No images are to be carried over; print all other material exactly as it stands.
________
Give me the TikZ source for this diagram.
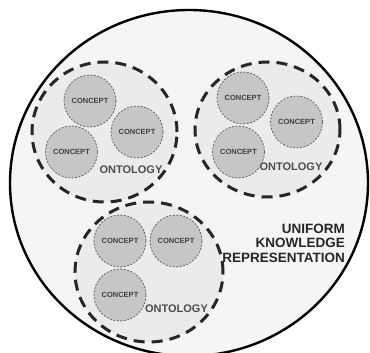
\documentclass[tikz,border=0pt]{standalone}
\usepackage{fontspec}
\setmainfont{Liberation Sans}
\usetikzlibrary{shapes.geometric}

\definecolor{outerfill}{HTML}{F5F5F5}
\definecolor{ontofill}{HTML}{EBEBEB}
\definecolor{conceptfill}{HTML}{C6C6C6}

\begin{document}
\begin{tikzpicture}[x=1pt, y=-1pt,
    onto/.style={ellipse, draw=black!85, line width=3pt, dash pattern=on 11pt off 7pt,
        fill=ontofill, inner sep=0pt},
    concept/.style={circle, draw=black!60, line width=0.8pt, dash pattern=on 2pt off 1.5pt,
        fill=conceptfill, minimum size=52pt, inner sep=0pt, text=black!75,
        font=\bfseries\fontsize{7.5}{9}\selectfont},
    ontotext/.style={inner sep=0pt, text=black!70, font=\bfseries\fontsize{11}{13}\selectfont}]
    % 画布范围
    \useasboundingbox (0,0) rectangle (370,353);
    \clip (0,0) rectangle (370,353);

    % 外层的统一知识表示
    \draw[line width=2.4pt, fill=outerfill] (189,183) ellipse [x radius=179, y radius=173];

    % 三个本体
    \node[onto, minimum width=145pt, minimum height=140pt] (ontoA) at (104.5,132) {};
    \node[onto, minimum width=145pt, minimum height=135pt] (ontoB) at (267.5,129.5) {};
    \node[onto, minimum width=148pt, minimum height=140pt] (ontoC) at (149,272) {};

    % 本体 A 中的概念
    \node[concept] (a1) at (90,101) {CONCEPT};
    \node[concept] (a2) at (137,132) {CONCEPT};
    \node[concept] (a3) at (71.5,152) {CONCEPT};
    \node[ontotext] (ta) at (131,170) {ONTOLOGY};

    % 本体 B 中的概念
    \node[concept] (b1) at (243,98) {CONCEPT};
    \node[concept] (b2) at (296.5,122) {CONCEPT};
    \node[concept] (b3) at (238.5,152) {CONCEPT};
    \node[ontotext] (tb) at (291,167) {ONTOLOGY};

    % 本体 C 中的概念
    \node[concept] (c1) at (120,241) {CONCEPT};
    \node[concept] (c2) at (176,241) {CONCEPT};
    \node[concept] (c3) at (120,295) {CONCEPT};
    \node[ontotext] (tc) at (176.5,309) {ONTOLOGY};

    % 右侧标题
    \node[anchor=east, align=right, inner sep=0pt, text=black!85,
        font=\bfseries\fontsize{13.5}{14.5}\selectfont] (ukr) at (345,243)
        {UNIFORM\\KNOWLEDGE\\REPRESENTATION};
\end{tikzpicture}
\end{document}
________
The result:
Give me the TikZ source for this diagram.
\documentclass[tikz,border=0pt]{standalone}
\usepackage{fontspec}
\setmainfont{Liberation Sans}
\usetikzlibrary{shapes.geometric}

\definecolor{outerfill}{HTML}{F5F5F5}
\definecolor{ontofill}{HTML}{EBEBEB}
\definecolor{conceptfill}{HTML}{C6C6C6}

\begin{document}
\begin{tikzpicture}[x=1pt, y=-1pt,
    onto/.style={ellipse, draw=black!85, line width=3pt, dash pattern=on 11pt off 7pt,
        fill=ontofill, inner sep=0pt},
    concept/.style={circle, draw=black!60, line width=0.8pt, dash pattern=on 2pt off 1.5pt,
        fill=conceptfill, minimum size=52pt, inner sep=0pt, text=black!75,
        font=\bfseries\fontsize{7.5}{9}\selectfont},
    ontotext/.style={inner sep=0pt, text=black!70, font=\bfseries\fontsize{11}{13}\selectfont}]
    % 画布范围
    \useasboundingbox (0,0) rectangle (370,353);
    \clip (0,0) rectangle (370,353);

    % 外层的统一知识表示
    \draw[line width=2.4pt, fill=outerfill] (189,183) ellipse [x radius=179, y radius=173];

    % 三个本体
    \node[onto, minimum width=145pt, minimum height=140pt] (ontoA) at (104.5,132) {};
    \node[onto, minimum width=145pt, minimum height=135pt] (ontoB) at (267.5,129.5) {};
    \node[onto, minimum width=148pt, minimum height=140pt] (ontoC) at (149,272) {};

    % 本体 A 中的概念
    \node[concept] (a1) at (90,101) {CONCEPT};
    \node[concept] (a2) at (137,132) {CONCEPT};
    \node[concept] (a3) at (71.5,152) {CONCEPT};
    \node[ontotext] (ta) at (131,170) {ONTOLOGY};

    % 本体 B 中的概念
    \node[concept] (b1) at (243,98) {CONCEPT};
    \node[concept] (b2) at (296.5,122) {CONCEPT};
    \node[concept] (b3) at (238.5,152) {CONCEPT};
    \node[ontotext] (tb) at (291,167) {ONTOLOGY};

    % 本体 C 中的概念
    \node[concept] (c1) at (120,241) {CONCEPT};
    \node[concept] (c2) at (176,241) {CONCEPT};
    \node[concept] (c3) at (120,295) {CONCEPT};
    \node[ontotext] (tc) at (176.5,309) {ONTOLOGY};

    % 右侧标题
    \node[anchor=east, align=right, inner sep=0pt, text=black!85,
        font=\bfseries\fontsize{13.5}{14.5}\selectfont] (ukr) at (345,243)
        {UNIFORM\\KNOWLEDGE\\REPRESENTATION};
\end{tikzpicture}
\end{document}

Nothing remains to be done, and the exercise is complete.